Step 3: Invoice Submission- The corporate client promptly shares copies of the generated invoices with the factor. These documents are crucial for maintaining accurate records of the outstanding receivables.
Step 4: Advance Payment- Upon receiving the invoices, the factor takes action by providing an advance payment to the corporate client. This upfront payment often accounts for up to 80% of the total value of the assigned invoices.
Step 5: Trade Customer Notification- The factor informs the trade customers about the assignment of the invoices. This communication includes the details of the account and the change in payment instructions.
Step 6: Payment Remittance by Trade Customer- As the due date arrives, the trade customer remits the payment directly to the factor’s account, aligning with the new payment instructions provided.
Step 7: Final Settlement- Upon receiving payment from the trade customer, the factor reconciles the transaction. They subtract the advanced payment (80% of the invoice value) and the factoring fee. The balance is then given to the corporate client, concluding the transaction cycle.
6. What are the benefits/uses of factoring services?
Ans: Benefits of Factoring Services
a. Easing Debt Collection: Factoring services help companies by taking away the task of collecting money from their customers. This means companies don’t have to worry about getting the money they’re owed.
b. Getting Money Sooner: With factoring, companies can receive some of the money from their sales early, even before their customers pay the full amount.
c. Less Hassle: The factoring company takes care of tasks like keeping track of sales records, making sure customers pay on time and managing debts. This means the company doesn’t have to deal with these things anymore.
d. More Focus on Business: Companies can stop worrying about collecting money and focus on other important things like making products, managing their supplies and marketing.
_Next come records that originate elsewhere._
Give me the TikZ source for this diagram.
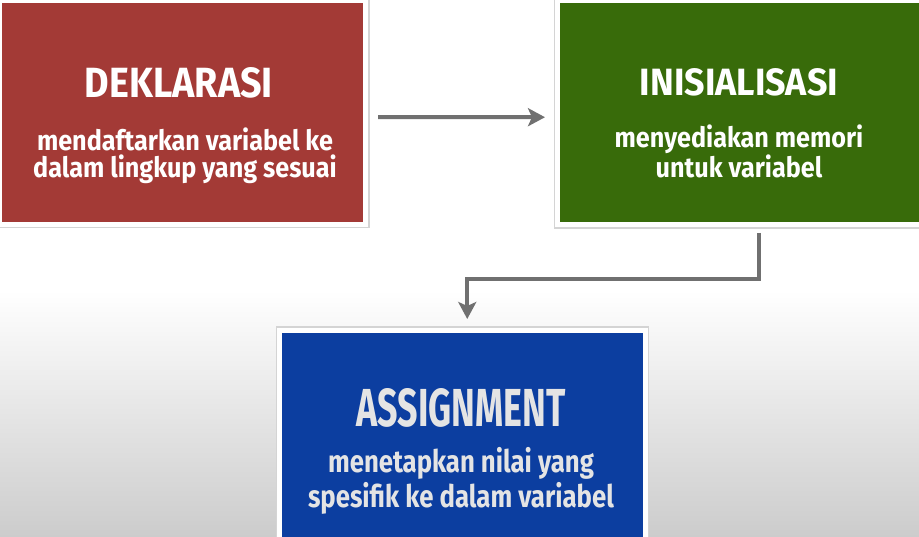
\documentclass[tikz,border=0pt]{standalone}
\usepackage{fontspec}
\setmainfont{Fira Sans}
\newfontfamily\headfont{Fira Sans}
\newfontfamily\bodyfont{Fira Sans}[FakeStretch=0.90]
\newfontfamily\bodynarrow{Fira Sans}[FakeStretch=0.83]
\usetikzlibrary{arrows.meta,shadows}
\definecolor{deklred}{RGB}{163,58,54}
\definecolor{inisgreen}{RGB}{56,107,10}
\definecolor{asgnblue}{RGB}{12,62,160}
\definecolor{flowgray}{RGB}{112,112,112}
\definecolor{asgntext}{RGB}{228,228,228}
\tikzset{
  stagebox/.style={draw=white,line width=5pt,inner sep=0pt,
    preaction={draw=black!17,line width=8pt},
    drop shadow={shadow xshift=2pt,shadow yshift=-2pt,opacity=0.18,fill=black}},
  stagehead/.style={anchor=north,inner sep=0pt,text=white,font=\headfont\bfseries},
  stagetext/.style={anchor=north,inner sep=0pt,text=white,align=center,
    font=\bodyfont\bfseries\fontsize{28}{27}\selectfont},
  flow/.style={draw=flowgray,line width=4pt,-{Stealth[length=17pt,width=18pt,inset=4pt]}}
}
\begin{document}
\begin{tikzpicture}[x=1pt,y=-1pt]
  \useasboundingbox (0,0) rectangle (919,537);
  \fill[white] (0,0) rectangle (919,537);
  \shade[top color=white,bottom color=black!20] (0,290) rectangle (919,537);
  % the three stages
  \node[stagebox,fill=deklred,minimum width=366pt,minimum height=224pt] (dekl) at (182.5,112.5) {};
  \node[stagebox,fill=inisgreen,minimum width=402.5pt,minimum height=224.5pt] (inis) at (758.75,112.75) {};
  \node[stagebox,fill=asgnblue,minimum width=365.5pt,minimum height=214.5pt] (asgn) at (462.25,437.75) {};
  \node[stagehead] (deklhead) at (179,67) {\resizebox{188pt}{30pt}{DEKLARASI}};
  \node[stagetext] (deklsub) at (185,128) {mendaftarkan variabel ke\\dalam lingkup yang sesuai};
  \node[stagehead] (inishead) at (739,68) {\resizebox{198pt}{27pt}{INISIALISASI}};
  \node[stagetext] (inissub) at (739,125) {menyediakan memori\\untuk variabel};
  \node[stagehead,text=asgntext] (asgnhead) at (461,388) {\resizebox{209pt}{38pt}{ASSIGNMENT}};
  \node[stagetext,text=asgntext,font=\bodynarrow\bfseries\fontsize{31}{35}\selectfont] (asgnsub) at (461,447) {menetapkan nilai yang\\spesifik ke dalam variabel};
  % arrows
  \draw[flow,shorten <=10pt,shorten >=10pt] ([yshift=-4.5pt]dekl.east) -- ([yshift=-4.5pt]inis.west);
  \draw[flow,shorten <=5.5pt,shorten >=9pt] (inis.south) -- ++(0,51.5) -| ([xshift=5pt]asgn.north);
\end{tikzpicture}
\end{document}
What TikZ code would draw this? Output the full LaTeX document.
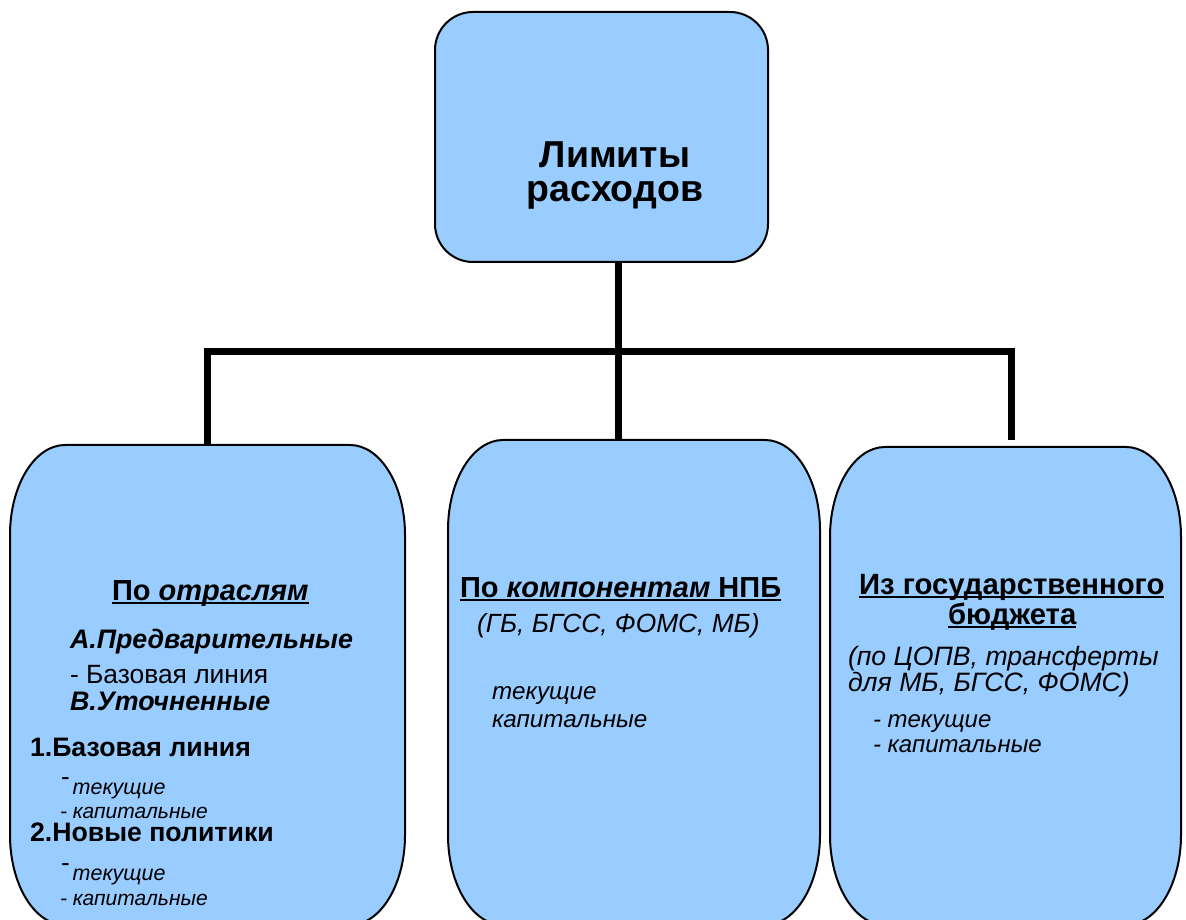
\documentclass[tikz,border=0pt]{standalone}
\usepackage{fontspec}
\setmainfont{Liberation Sans}
\usetikzlibrary{calc}
\definecolor{boxblue}{RGB}{153,204,255}
\newcommand\fs[1]{\fontsize{#1}{#1}\selectfont}
\newcommand\ulinetext[1]{\setbox0=\hbox{#1}\rlap{\rule[-3.5pt]{\wd0}{2.5pt}}\box0}
\newcommand\updash{{\fs{26}\raisebox{9pt}{-}}\hspace{3pt}}
% box with elliptical corners drawn around an (invisible) node
\newcommand\drawelbox[3]{%
  \draw[boxline] ($(#1.north west)+(#2,0)$) -- ($(#1.north east)+(-#2,0)$)
    arc[start angle=90,end angle=0,x radius=#2,y radius=#3]
    -- ($(#1.south east)+(0,#3)$)
    arc[start angle=0,end angle=-90,x radius=#2,y radius=#3]
    -- ($(#1.south west)+(#2,0)$)
    arc[start angle=270,end angle=180,x radius=#2,y radius=#3]
    -- ($(#1.north west)+(0,-#3)$)
    arc[start angle=180,end angle=90,x radius=#2,y radius=#3] -- cycle;}
\begin{document}
\begin{tikzpicture}[x=1pt,y=1pt,
  boxline/.style={draw=black,line width=2pt,fill=boxblue},
  area/.style={draw=none,inner sep=0,outer sep=0},
  conn/.style={line width=7pt,draw=black},
  txt/.style={anchor=base west,inner sep=0,outer sep=0},
  ctxt/.style={anchor=base,inner sep=0,outer sep=0}]
\useasboundingbox (0,0) rectangle (1186,919);

% top box
\node[boxline,rounded corners=38pt,minimum width=333pt,minimum height=250pt,inner sep=0]
  (top) at (601.5,782) {};
\node[ctxt,font=\bfseries\fs{37.5}] (t1) at (615,751) {Лимиты};
\node[ctxt,font=\bfseries\fs{37.5}] (t2) at (615,717) {расходов};

% lower boxes
\node[area,minimum width=395pt,minimum height=480pt] (left) at (207.5,234) {};
\node[area,minimum width=372pt,minimum height=485pt] (mid) at (634,236.5) {};
\node[area,minimum width=351pt,minimum height=478pt] (right) at (1005.5,233) {};
\drawelbox{left}{55pt}{90pt}
\drawelbox{mid}{55pt}{90pt}
\drawelbox{right}{55pt}{90pt}

% connectors
\coordinate (busL) at (207,567);
\coordinate (busM) at (618,567);
\coordinate (busR) at (1011,567);
\draw[conn] (top.south -| busM) -- (busM);
\draw[conn] ($(busL)+(-3.5,0)$) -- ($(busR)+(3.5,0)$);
\draw[conn] (busL) -- (busL |- left.north);
\draw[conn] (busM) -- (busM |- mid.north);
\draw[conn,shorten >=7pt] (busR) -- (busR |- right.north);

% left box text
\node[txt,font=\bfseries\fs{29}] (l1) at (112,318) {\ulinetext{По \textit{отраслям}}};
\node[txt,font=\bfseries\itshape\fs{26.8}] (l2) at (70,270) {А.Предварительные};
\node[txt,font=\fs{26.4}] (l3) at (70,236) {- Базовая линия};
\node[txt,font=\bfseries\itshape\fs{26.8}] (l4) at (70,208) {В.Уточненные};
\node[txt,font=\bfseries\fs{26.7}] (l5) at (30,163) {1.Базовая линия};
\node[txt] (l6) at (61,125) {\updash{\fs{21.5}\itshape текущие}};
\node[txt,font=\itshape\fs{21}] (l7) at (60,101) {- капитальные};
\node[txt,font=\bfseries\fs{26.7}] (l8) at (30,78) {2.Новые политики};
\node[txt] (l9) at (61,39) {\updash{\fs{21.5}\itshape текущие}};
\node[txt,font=\itshape\fs{21}] (l10) at (60,14) {- капитальные};

% middle box text
\node[txt,font=\bfseries\fs{29}] (m1) at (460,321) {\ulinetext{По \textit{компонентам} НПБ}};
\node[txt,font=\itshape\fs{26.3}] (m2) at (477,286) {(ГБ, БГСС, ФОМС, МБ)};
\node[txt,font=\itshape\fs{24.2}] (m3) at (492,219) {текущие};
\node[txt,font=\itshape\fs{24.2}] (m4) at (492,192) {капитальные};

% right box text
\node[txt,font=\bfseries\fs{29.3}] (r1) at (859,324) {\ulinetext{Из государственного}};
\node[txt,font=\bfseries\fs{29.3}] (r2) at (948,294) {\ulinetext{бюджета}};
\node[txt,font=\itshape\fs{26.6}] (r3) at (848,253) {(по ЦОПВ, трансферты};
\node[txt,font=\itshape\fs{26.6}] (r4) at (848,228) {для МБ, БГСС, ФОМС)};
\node[txt,font=\itshape\fs{24}] (r5) at (873,192) {- текущие};
\node[txt,font=\itshape\fs{24}] (r6) at (873,167) {- капитальные};
\end{tikzpicture}
\end{document}
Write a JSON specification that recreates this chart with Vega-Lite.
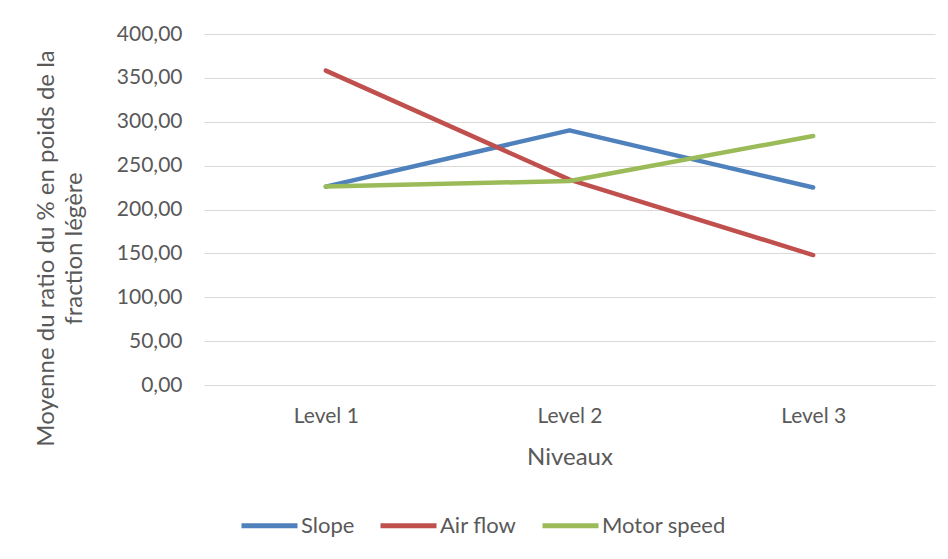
{
  "$schema": "https://vega.github.io/schema/vega-lite/v6.json",
  "width": 731,
  "height": 351,
  "autosize": {"type": "none"},
  "padding": {"left": 204, "top": 34, "right": 13, "bottom": 174},
  "background": "white",
  "data": {
    "values": [
      {"level": "Level 1", "series": "Slope", "value": 226.1},
      {"level": "Level 2", "series": "Slope", "value": 290.2},
      {"level": "Level 3", "series": "Slope", "value": 225.0},
      {"level": "Level 1", "series": "Air flow", "value": 358.3},
      {"level": "Level 2", "series": "Air flow", "value": 234.0},
      {"level": "Level 3", "series": "Air flow", "value": 148.1},
      {"level": "Level 1", "series": "Motor speed", "value": 226.1},
      {"level": "Level 2", "series": "Motor speed", "value": 232.5},
      {"level": "Level 3", "series": "Motor speed", "value": 283.8}
    ]
  },
  "mark": {"type": "line", "strokeWidth": 4.5, "strokeCap": "round", "strokeJoin": "round"},
  "encoding": {
    "x": {
      "field": "level",
      "type": "nominal",
      "scale": {"type": "point", "padding": 0.5},
      "axis": {
        "title": "Niveaux",
        "labelAngle": 0,
        "domain": false,
        "ticks": false,
        "grid": false,
        "labelPadding": 20,
        "titlePadding": 19,
        "labelFontSize": 21,
        "titleFontSize": 24,
        "titleFontWeight": "normal"
      }
    },
    "y": {
      "field": "value",
      "type": "quantitative",
      "scale": {"domain": [0, 400], "nice": false},
      "axis": {
        "title": ["Moyenne du ratio du % en poids de la", "fraction légère"],
        "values": [0, 50, 100, 150, 200, 250, 300, 350, 400],
        "labelExpr": "replace(format(datum.value, '.2f'), '.', ',')",
        "domain": false,
        "ticks": false,
        "grid": true,
        "gridColor": "#D9D9D9",
        "gridWidth": 1.2,
        "labelPadding": 22,
        "labelFontSize": 21,
        "titleFontSize": 24,
        "titleFontWeight": "normal",
        "titleX": -158,
        "titleY": 214,
        "titleAlign": "center",
        "titleBaseline": "middle",
        "titleLineHeight": 28
      }
    },
    "color": {
      "field": "series",
      "type": "nominal",
      "sort": ["Slope", "Air flow", "Motor speed"],
      "scale": {"domain": ["Slope", "Air flow", "Motor speed"], "range": ["#4F81BD", "#C0504D", "#9BBB59"]},
      "legend": {
        "title": null,
        "orient": "none",
        "direction": "horizontal",
        "legendX": 35,
        "legendY": 461,
        "symbolType": "stroke",
        "symbolSize": 3136,
        "symbolStrokeWidth": 5,
        "labelFontSize": 22,
        "labelOffset": 1,
        "columnPadding": 15
      }
    }
  },
  "config": {
    "font": "Lato",
    "view": {"stroke": null},
    "axis": {"labelColor": "#595959", "titleColor": "#595959", "labelFont": "Lato", "titleFont": "Lato"},
    "legend": {"labelColor": "#595959", "labelFont": "Lato"}
  }
}
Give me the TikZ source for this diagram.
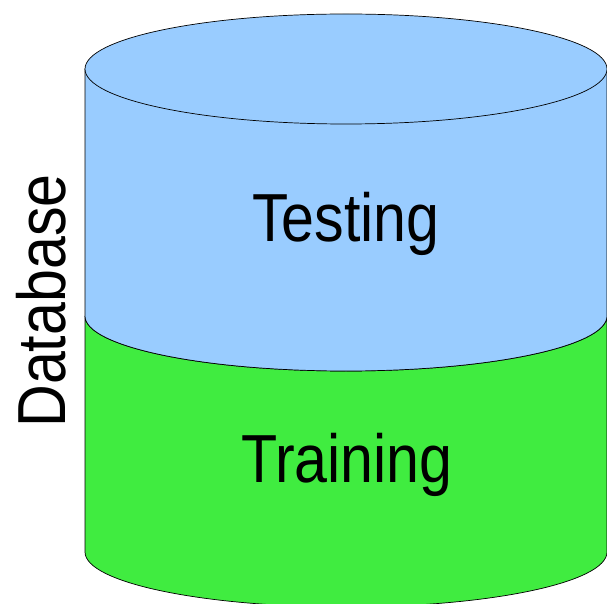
\documentclass[tikz,border=0pt]{standalone}
\usepackage{fontspec}
\setmainfont{Liberation Sans}[FakeStretch=0.87]
\definecolor{testblue}{RGB}{153,204,255}
\definecolor{traingreen}{RGB}{64,236,64}
\begin{document}
\begin{tikzpicture}[x=1pt,y=1pt,
    part/.style={draw=black,line width=0.7pt},
    label/.style={font=\fontsize{68}{68}\selectfont,anchor=base,inner sep=0pt}]
      \useasboundingbox (0,0) rectangle (607,603);
      \filldraw[part,fill=traingreen]
        (85,287) -- (85,51)
        arc[start angle=180,end angle=360,x radius=261,y radius=55]
        -- (607,287)
        arc[start angle=360,end angle=180,x radius=261,y radius=55] -- cycle;
      \filldraw[part,fill=testblue]
        (85,534) -- (85,287)
        arc[start angle=180,end angle=360,x radius=261,y radius=55]
        -- (607,534) -- cycle;
      \filldraw[part,fill=testblue] (346,534) ellipse[x radius=261,y radius=55];
      \draw
        (346,361) node[label] (testing){Testing}
        (347,121) node[label] (training){Training}
        (65,302) node[label,rotate=90] (database){Database};
    \end{tikzpicture}
\end{document}
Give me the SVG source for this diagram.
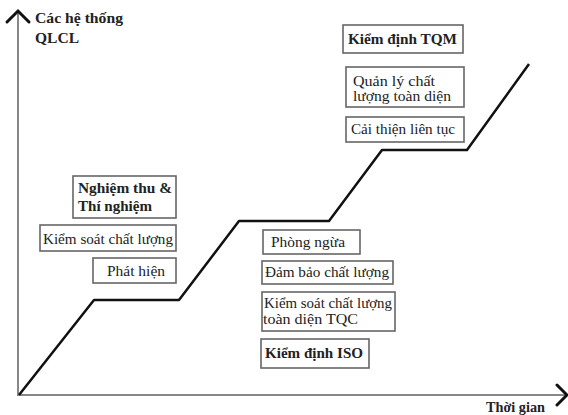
<svg xmlns="http://www.w3.org/2000/svg" width="568" height="415" viewBox="0 0 568 415">
<style>
.box{fill:#fff;stroke:#666;stroke-width:1.6}
.t{font-family:"Liberation Serif",serif;font-size:14px;fill:#222}
.b{font-weight:bold}
.axis{stroke:#888;stroke-width:2;fill:none}
.head{stroke:#111;stroke-width:3;fill:none;stroke-linecap:round;stroke-linejoin:miter}
.step{stroke:#111;stroke-width:2.5;fill:none;stroke-linejoin:round}
</style>
<rect width="568" height="415" fill="#fff"/>
<g id="connectors">
<path class="axis" d="M18 12 V395 H566"/>
<path class="head" d="M7 22 L18 11 L29 22"/>
<path class="head" d="M557 385 L567 395 L557 405"/>
<path class="step" d="M19 395 L94 300 L179 300 L239 221 L329 221 L382 150 L467 150 L529 64"/>
</g>
<g id="axis-y-label">
<text class="t b" x="35" y="23" font-family="Liberation Serif" textLength="88" lengthAdjust="spacingAndGlyphs">Các hệ thống</text>
<text class="t b" x="35" y="43" font-family="Liberation Serif" textLength="44" lengthAdjust="spacingAndGlyphs">QLCL</text>
</g>
<g id="axis-x-label">
<text class="t b" x="486" y="412" font-size="13" textLength="59" lengthAdjust="spacingAndGlyphs">Thời gian</text>
</g>
<g id="kiem-dinh-tqm">
<rect class="box" x="343" y="25" width="120" height="28"/>
<text class="t b" x="348" y="44" textLength="109" lengthAdjust="spacingAndGlyphs">Kiểm định TQM</text>
</g>
<g id="quan-ly-chat-luong">
<rect class="box" x="346" y="67" width="118" height="40"/>
<text class="t" x="353" y="86" textLength="82" lengthAdjust="spacingAndGlyphs">Quản lý chất</text>
<text class="t" x="353" y="101" textLength="98" lengthAdjust="spacingAndGlyphs">lượng toàn diện</text>
</g>
<g id="cai-thien">
<rect class="box" x="346" y="117" width="118" height="25"/>
<text class="t" x="351" y="134" textLength="104" lengthAdjust="spacingAndGlyphs">Cải thiện liên tục</text>
</g>
<g id="nghiem-thu">
<rect class="box" x="73" y="176" width="103" height="42"/>
<text class="t b" x="78" y="193" textLength="94" lengthAdjust="spacingAndGlyphs">Nghiệm thu &amp;</text>
<text class="t b" x="78" y="211" textLength="74" lengthAdjust="spacingAndGlyphs">Thí nghiệm</text>
</g>
<g id="kiem-soat">
<rect class="box" x="40" y="225" width="136" height="26"/>
<text class="t" x="43" y="244" textLength="130" lengthAdjust="spacingAndGlyphs">Kiểm soát chất lượng</text>
</g>
<g id="phat-hien">
<rect class="box" x="93" y="258" width="83" height="25"/>
<text class="t" x="107" y="276" textLength="58" lengthAdjust="spacingAndGlyphs">Phát hiện</text>
</g>
<g id="phong-ngua">
<rect class="box" x="263" y="230" width="97" height="24"/>
<text class="t" x="271" y="247" textLength="74" lengthAdjust="spacingAndGlyphs">Phòng ngừa</text>
</g>
<g id="dam-bao">
<rect class="box" x="262" y="261" width="131" height="23"/>
<text class="t" x="265" y="277" textLength="124" lengthAdjust="spacingAndGlyphs">Đảm bảo chất lượng</text>
</g>
<g id="tqc">
<rect class="box" x="262" y="292" width="133" height="39"/>
<text class="t" x="264" y="308" textLength="128" lengthAdjust="spacingAndGlyphs">Kiểm soát chất lượng</text>
<text class="t" x="263" y="324" textLength="95" lengthAdjust="spacingAndGlyphs">toàn diện TQC</text>
</g>
<g id="kiem-dinh-iso">
<rect class="box" x="261" y="339" width="108" height="29"/>
<text class="t b" x="265" y="358" textLength="98" lengthAdjust="spacingAndGlyphs">Kiểm định ISO</text>
</g>
</svg>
e. Useful Information: The factoring company shares helpful information with the business about how their customers are doing financially. This helps the business plan for the future better.
7. Very Short Answer Questions
i. Venture capital represents financial investment in a highly risky project. (True)
ii.Venture capital comes only in the form of equity participation. (False)
iii.Venture capital is for long-term investment. (True)
iv. The third party employed by a firm for debt collection is called Factor. (True)
V. Factoring is primarily a contract for debt collection. (True)
vi. A financial institution may work as a Factor. (True)
vil. There are three parties to a Factoring arrangement. (True)
vili. A Factor is paid a fee for undertaking the collection of debts. (True)
8. Who are the three parties to a Factoring arrangement?
Ans: The three parties in a Factoring arrangement are:
(a) The Factor: The financial company that provides Factoring services.
(b) The Corporate Client: The business that sells goods or services and wants to get paid for its invoices. (c) Trade Customers: The customers of the corporate client who owe money for the products or services they bought.
9. What are the stages of financing in factor Services?
Ans: Stages of Financing: Venture capital funding occurs across various stages:
(a) Seed Capital: Initial funds for testing a concept.
(b) Start-up Finance: Capital to produce the product.
(c) Additional Finance: Funding for ongoing operations.
(d) Establishment Finance: Investment for growth and expansion.